Beginning with the first line, set down every line through the one containing "const yTicks = [0, 1, 2, 3, 4, 5, 6];", exactly as it appears, but not the pictures.
※
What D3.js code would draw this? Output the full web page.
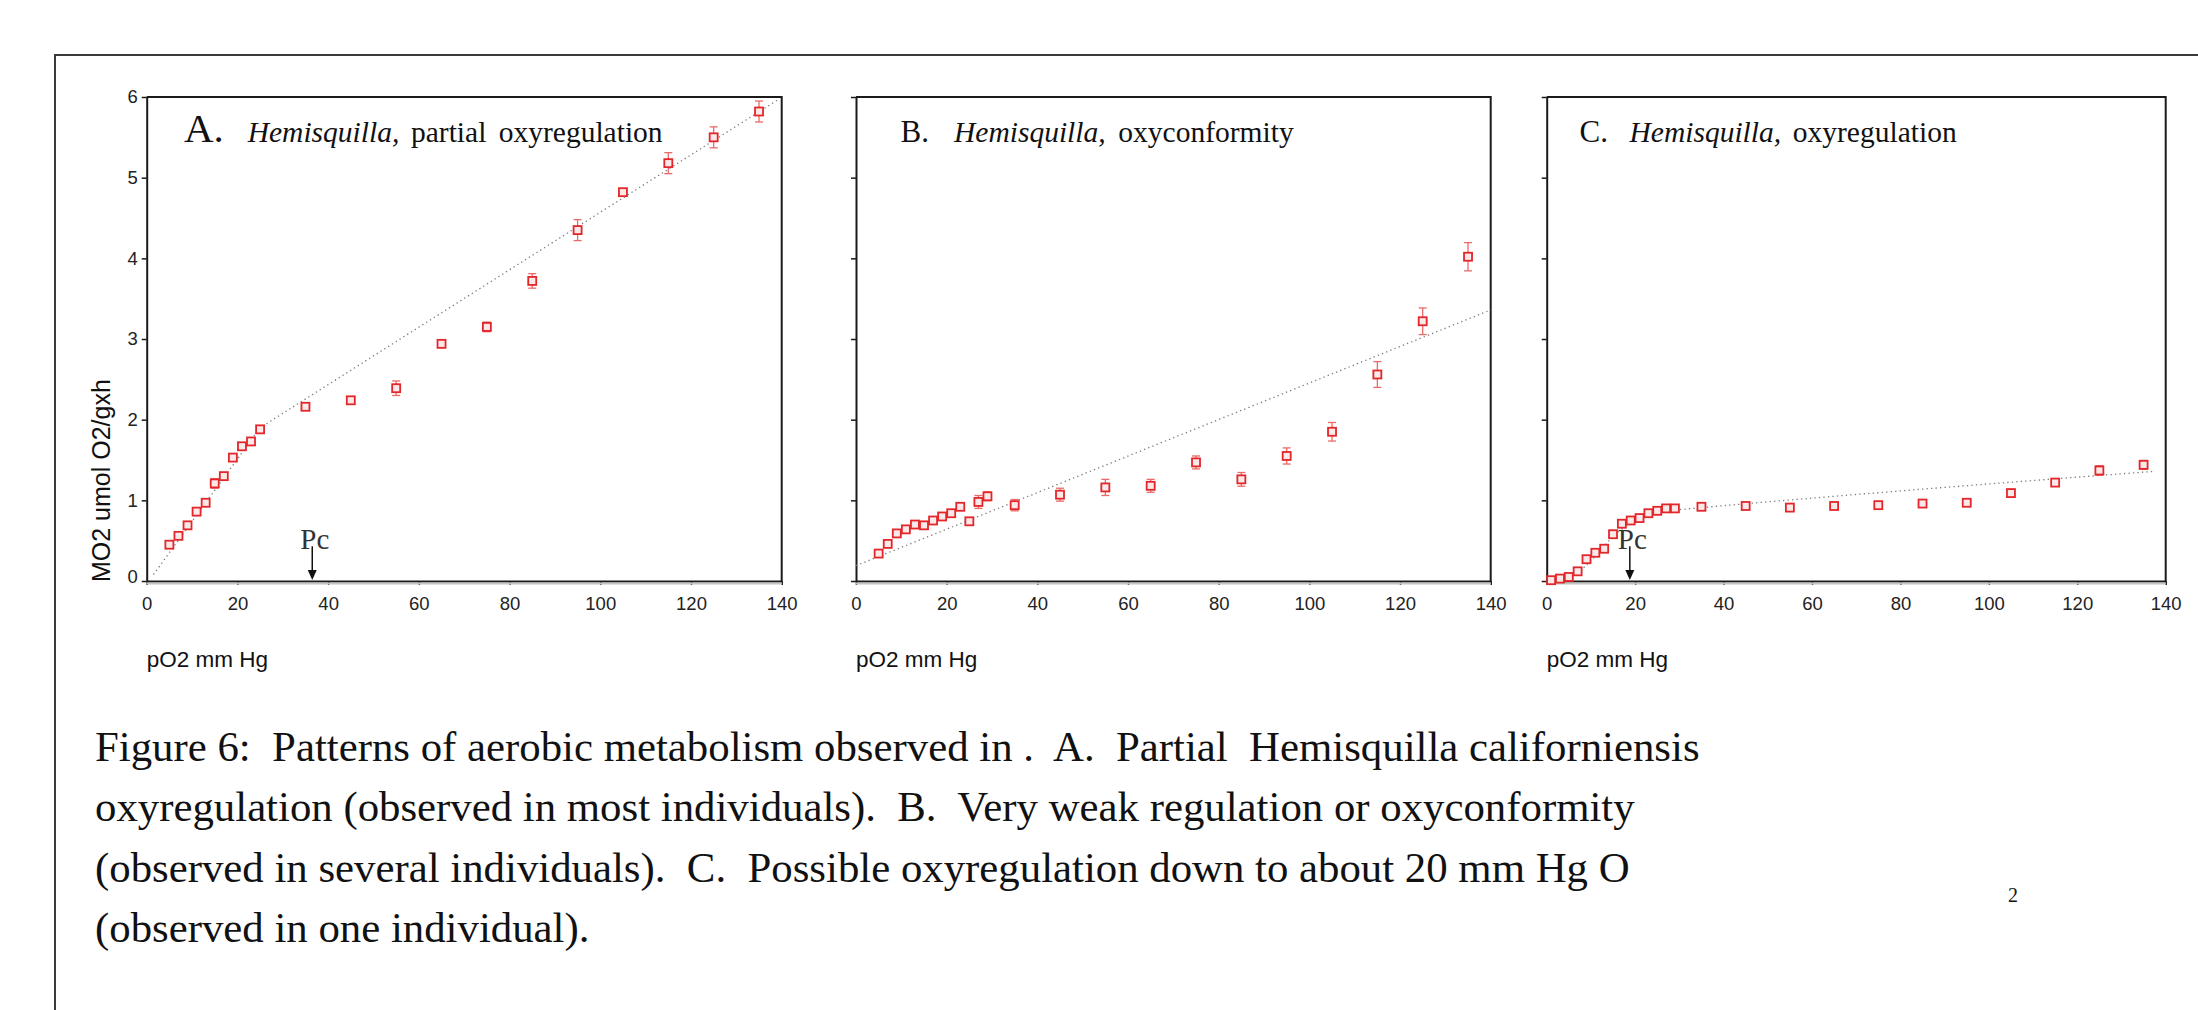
<!DOCTYPE html>
<html>
<head>
<meta charset="utf-8">
<script src="https://cdn.jsdelivr.net/npm/d3@7"></script>
<style>
  body { margin: 0; background: #fff; }
  svg { display: block; }
</style>
</head>
<body>
<div id="chart"></div>
<script>
// values
const xTicks = [0, 20, 40, 60, 80, 100, 120, 140];
const yTicks = [0, 1, 2, 3, 4, 5, 6];

// A. partial oxyregulation
const pO2A = [5, 7, 9, 11, 13, 15, 17, 19, 21, 23, 25, 35, 45, 55, 65, 75, 85, 95, 105, 115, 125, 135];
const mo2A = [0.45, 0.56, 0.69, 0.86, 0.97, 1.21, 1.30, 1.53, 1.67, 1.73, 1.88, 2.16, 2.24, 2.39, 2.94, 3.15, 3.72, 4.35, 4.82, 5.18, 5.50, 5.82];
const errA = [0.03, 0.03, 0.03, 0.04, 0.03, 0.06, 0.03, 0.03, 0.03, 0.03, 0.03, 0.03, 0.03, 0.09, 0.03, 0.06, 0.09, 0.13, 0.04, 0.13, 0.13, 0.13];
const fitAx = [1.5, 25, 139.3];
const fitAy = [0.08, 1.9, 5.97];

// B. oxyconformity
const pO2B = [5, 7, 9, 11, 13, 15, 17, 19, 21, 23, 25, 27, 29, 35, 45, 55, 65, 75, 85, 95, 105, 115, 125, 135];
const mo2B = [0.34, 0.46, 0.59, 0.64, 0.70, 0.69, 0.75, 0.80, 0.84, 0.92, 0.74, 0.98, 1.05, 0.94, 1.07, 1.16, 1.18, 1.47, 1.26, 1.55, 1.85, 2.56, 3.22, 4.02];
const errB = [0.03, 0.03, 0.03, 0.03, 0.03, 0.03, 0.03, 0.03, 0.04, 0.04, 0.03, 0.08, 0.055, 0.07, 0.08, 0.10, 0.08, 0.08, 0.085, 0.10, 0.115, 0.16, 0.165, 0.175];
const fitBx = [0, 140];
const fitBy = [0.19, 3.36];

// C. oxyregulation
const pO2C = [1, 3, 5, 7, 9, 11, 13, 15, 17, 19, 21, 23, 25, 27, 29, 35, 45, 55, 65, 75, 85, 95, 105, 115, 125, 135];
const mo2C = [0.01, 0.03, 0.05, 0.12, 0.27, 0.35, 0.40, 0.58, 0.71, 0.75, 0.78, 0.84, 0.87, 0.90, 0.90, 0.92, 0.93, 0.91, 0.93, 0.94, 0.96, 0.97, 1.09, 1.22, 1.37, 1.44];
const errC = [0.02, 0.02, 0.02, 0.03, 0.02, 0.02, 0.02, 0.03, 0.03, 0.02, 0.02, 0.03, 0.03, 0.03, 0.03, 0.03, 0.03, 0.02, 0.02, 0.03, 0.02, 0.03, 0.02, 0.02, 0.06, 0.055];
const fitCx = [0, 5, 10, 15, 20, 25, 29, 137.5];
const fitCy = [0, 0.04, 0.25, 0.55, 0.76, 0.86, 0.88, 1.36];

// critical pO2 (Pc) marks
const pcA = 36.5;
const pcC = 18.8;

const caption = [
  "Figure 6:  Patterns of aerobic metabolism observed in .  A.  Partial  Hemisquilla californiensis",
  "oxyregulation (observed in most individuals).  B.  Very weak regulation or oxyconformity",
  "(observed in several individuals).  C.  Possible oxyregulation down to about 20 mm Hg O",
  "(observed in one individual)."
];

const W = 2198, H = 1010;
const plotTop = 97, plotBottom = 581;
const red = "#e3262a", errRed = "#ea6a6a";
const sans = "'Liberation Sans', Arial, sans-serif";
const serif = "'Liberation Serif', 'Times New Roman', serif";

const svg = d3.select("#chart").append("svg")
  .attr("width", W)
  .attr("height", H)
  .style("background", "#fff");

// page frame
svg.append("path")
  .attr("d", `M55,${H} V55 H${W}`)
  .attr("fill", "none")
  .attr("stroke", "#3a3a3a")
  .attr("stroke-width", 2);

const yScale = d3.scaleLinear().domain([0, 6]).range([plotBottom, plotTop]);

function drawPanel(p) {
  const x = d3.scaleLinear().domain([0, 140]).range([p.left, p.right]);
  const g = svg.append("g");

  // axes
  const gx = g.append("g")
    .attr("transform", `translate(0,${plotBottom})`)
    .call(d3.axisBottom(x).tickValues(xTicks).tickSize(4).tickPadding(12).tickSizeOuter(0));
  const gy = g.append("g")
    .attr("transform", `translate(${p.left},0)`)
    .call(d3.axisLeft(yScale).tickValues(yTicks).tickSize(5).tickPadding(4).tickSizeOuter(0)
      .tickFormat(p.yLabels ? d3.format("d") : () => ""));
  [gx, gy].forEach((a) => {
    a.selectAll("path").attr("stroke", "#1a1a1a").attr("stroke-width", 2);
    a.selectAll("line").attr("stroke", "#1a1a1a").attr("stroke-width", 1.5);
    a.selectAll("text").style("font-family", sans).style("font-size", "18.5px").attr("fill", "#222");
  });
  // the 0 label sits a little above the axis
  gy.selectAll(".tick text").filter((d) => d === 0).attr("y", -4);

  // top and right border
  g.append("path")
    .attr("d", `M${p.left},${plotTop} H${p.right} V${plotBottom}`)
    .attr("fill", "none")
    .attr("stroke", "#1a1a1a")
    .attr("stroke-width", 2);
  // faint shadow under the x axis
  g.append("line")
    .attr("x1", p.left).attr("x2", p.right)
    .attr("y1", plotBottom + 2.5).attr("y2", plotBottom + 2.5)
    .attr("stroke", "#c4c4c4").attr("stroke-width", 2);

  // fitted dotted line
  const fit = p.fitX.map((v, i) => [v, p.fitY[i]]);
  g.append("path")
    .datum(fit)
    .attr("fill", "none")
    .attr("stroke", "#7a7a7a")
    .attr("stroke-width", 1.3)
    .attr("stroke-dasharray", "1.3,3.2")
    .attr("d", d3.line().x((d) => x(d[0])).y((d) => yScale(d[1])).curve(p.curve));

  const pts = p.px.map((v, i) => ({ x: v, y: p.py[i], e: p.err[i] }));

  // error bars
  const eb = g.append("g").attr("stroke", errRed).attr("stroke-width", 1.3);
  pts.forEach((d) => {
    const cx = x(d.x), y1 = yScale(d.y + d.e), y2 = yScale(d.y - d.e);
    eb.append("line").attr("x1", cx).attr("x2", cx).attr("y1", y1).attr("y2", y2);
    eb.append("line").attr("x1", cx - 4).attr("x2", cx + 4).attr("y1", y1).attr("y2", y1);
    eb.append("line").attr("x1", cx - 4).attr("x2", cx + 4).attr("y1", y2).attr("y2", y2);
  });

  // open square markers
  g.selectAll("rect.pt")
    .data(pts)
    .enter()
    .append("rect")
    .attr("class", "pt")
    .attr("x", (d) => x(d.x) - 4)
    .attr("y", (d) => yScale(d.y) - 4)
    .attr("width", 8)
    .attr("height", 8)
    .attr("fill", "#fbe9e9")
    .attr("stroke", red)
    .attr("stroke-width", 1.8);

  // panel title
  const t = g.append("text")
    .attr("y", 142)
    .style("font-family", serif)
    .attr("fill", "#111");
  t.append("tspan").attr("x", p.left + p.t1).style("font-size", p.letterSize + "px").text(p.letter);
  t.append("tspan").attr("x", p.left + p.t2).style("font-size", "29.5px").style("font-style", "italic").text("Hemisquilla,");
  t.append("tspan").attr("x", p.left + p.t3).style("font-size", "29.5px").style("word-spacing", "5px").text(p.rest);

  // x axis title
  g.append("text")
    .attr("x", p.left)
    .attr("y", 667)
    .style("font-family", sans)
    .style("font-size", "22.5px")
    .attr("fill", "#111")
    .text("pO2 mm Hg");

  // Pc arrow
  if (p.pc !== undefined) {
    const ax = x(p.pc);
    g.append("text")
      .attr("x", ax - 12)
      .attr("y", yScale(0.40))
      .style("font-family", serif)
      .style("font-size", "29px")
      .attr("fill", "#333")
      .text("Pc");
    g.append("line")
      .attr("x1", ax).attr("x2", ax)
      .attr("y1", yScale(0.43)).attr("y2", plotBottom - 8)
      .attr("stroke", "#111").attr("stroke-width", 1.5);
    g.append("path")
      .attr("d", `M${ax - 4.5},${plotBottom - 11} L${ax + 4.5},${plotBottom - 11} L${ax},${plotBottom - 1} Z`)
      .attr("fill", "#111");
  }
}

drawPanel({
  left: 146.7, right: 781.7, yLabels: true,
  px: pO2A, py: mo2A, err: errA, fitX: fitAx, fitY: fitAy, curve: d3.curveLinear,
  letter: "A.", letterSize: 41, rest: "partial oxyregulation",
  t1: 37.3, t2: 101, t3: 264.3, pc: pcA
});
drawPanel({
  left: 856, right: 1490.7, yLabels: false,
  px: pO2B, py: mo2B, err: errB, fitX: fitBx, fitY: fitBy, curve: d3.curveLinear,
  letter: "B.", letterSize: 31, rest: "oxyconformity",
  t1: 44.5, t2: 98, t3: 262.3
});
drawPanel({
  left: 1546.7, right: 2165.7, yLabels: false,
  px: pO2C, py: mo2C, err: errC, fitX: fitCx, fitY: fitCy, curve: d3.curveMonotoneX,
  letter: "C.", letterSize: 31, rest: "oxyregulation",
  t1: 32.9, t2: 82.8, t3: 246.1, pc: pcC
});

// y axis title of panel A
svg.append("text")
  .attr("transform", "translate(110,582) rotate(-90)")
  .style("font-family", sans)
  .style("font-size", "25px")
  .attr("fill", "#111")
  .text("MO2 umol O2/gxh");

// caption
svg.append("g")
  .selectAll("text")
  .data(caption)
  .enter()
  .append("text")
  .attr("x", 95)
  .attr("y", (d, i) => 761 + i * 60.3)
  .attr("xml:space", "preserve")
  .style("white-space", "pre")
  .style("font-family", serif)
  .style("font-size", "42.8px")
  .attr("fill", "#111")
  .text((d) => d);

// page number
svg.append("text")
  .attr("x", 2008)
  .attr("y", 902)
  .style("font-family", serif)
  .style("font-size", "20px")
  .attr("fill", "#111")
  .text("2");
</script>
</body>
</html>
※
• _ANSWER TO THE PROBLEM_:
What D3.js code would draw this? Output the full web page.
<!DOCTYPE html>
<html>
<head>
<meta charset="utf-8">
<script src="https://cdn.jsdelivr.net/npm/d3@7"></script>
<style>
  body { margin: 0; background: #fff; }
  svg { display: block; }
</style>
</head>
<body>
<div id="chart"></div>
<script>
// values
const xTicks = [0, 20, 40, 60, 80, 100, 120, 140];
const yTicks = [0, 1, 2, 3, 4, 5, 6];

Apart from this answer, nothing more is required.